Aaaah blog apa ini kok banyakan dianggurin daripada diurusinnya 🙂 Belakangan berbagi kepala dan hati dengan www.surgamakan.com. Proyek pribadi yang urusannya ga jauh-jauh dari makanan, kesukaan saya 🙂

Jadi kemarin pemilik blog berdebu ini berulang taun. 33 sekarang umurnya. Kira-kira sebulan sebelumnya saya udah menyebut-nyebut angka 33 ini sering-sering dalam hati. Mungkin hanya perasaan saja kok 33 ini bedanya serasa jauh dari 32 ya. Padahal bedanya tentu hanya 1 tahun, ya seperti waktu beranjak dari 31 ke 32 dulu.

Mungkin berasa sedikit  lebih tua karena dalam 1 tahun ini banyak sekali hal yang dialami, ya walau taun-taun sebelumnya juga sih. Yang jelas ada beberapa hal besar yang terjadi taun ini, misalnya Biyan sudah mulai sekolah. Saya sebagai orang tua merasa naik ‘kelas’. Anaknya udah sekolah lagi aja, hooray! Walau nggak bisa setiap hari anter jemput anak sekolah, saya menikmati setiap cuilan cerita Biyan di sekolahnya. Dan baru sekolah sebentar aja nambah pinternya udah banyak. Saya bangga 🙂

Yang kedua di perihal rohani. Bukannya baru, tapi banyak hal mengenai iman dan kepercayaan yang berseliweran menari-nari di kepala saya. Tak ingin banyak cerita, tapi katakanlah I have a very colorful life about this thing.
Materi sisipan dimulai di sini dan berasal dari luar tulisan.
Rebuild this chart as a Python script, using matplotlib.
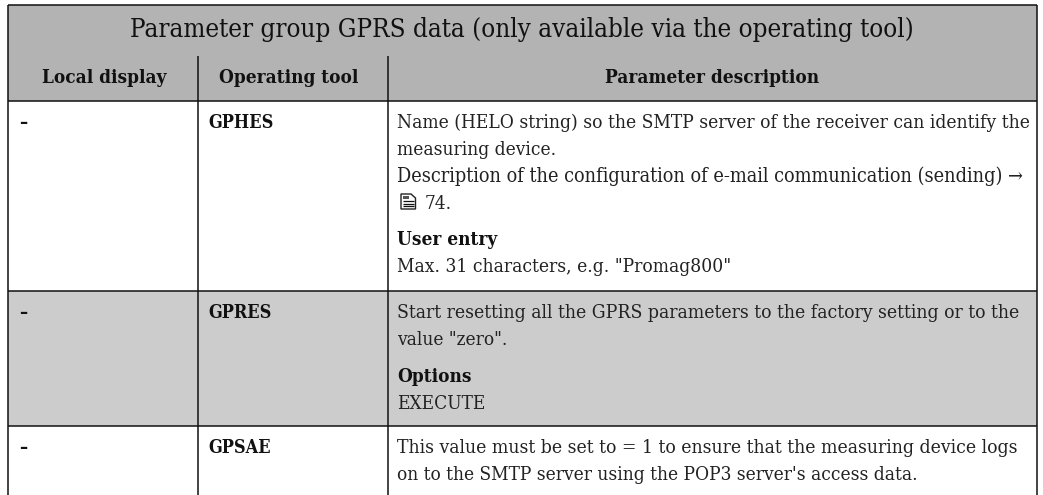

Ketiga, Friends. Teman. Family by choice. World without strangers is definitely  the world I dont wanna live in. Karena these strangers have became my friends. Some of them are always there to talk to, some of them even provide their shoulders for me to cry on. And some of them have became my family, by choice. You know who you are. Berbagi cerita, senyum, tawa, air mata, dan rahasia. Tak pernah mengira ini semua akan menghangatkan hati sampai sebegini.

Tidak pernah ada hidup yang sempurna, saya percaya itu. Pun hidup saya sendiri. Ada kurang disana-sini. Ada salah dimana-mana. Tak terhitung banyaknya salah langkah, salah ucap dan salah pikir. Di sisi lain, tak terhitung juga kasih sayang, berkat dan karunia yang dilimpahkan buat saya. Walau tidak persis 50-50 antara susah dan senangnya, namun semua saya anggap seimbang. Senang terus nggak bakal bikin kita tambah pinter dalam hidup ini. Dan susah terus kan cuma bikin sengsara, bukan ?

My life, is a 33 years of a pleasant journey.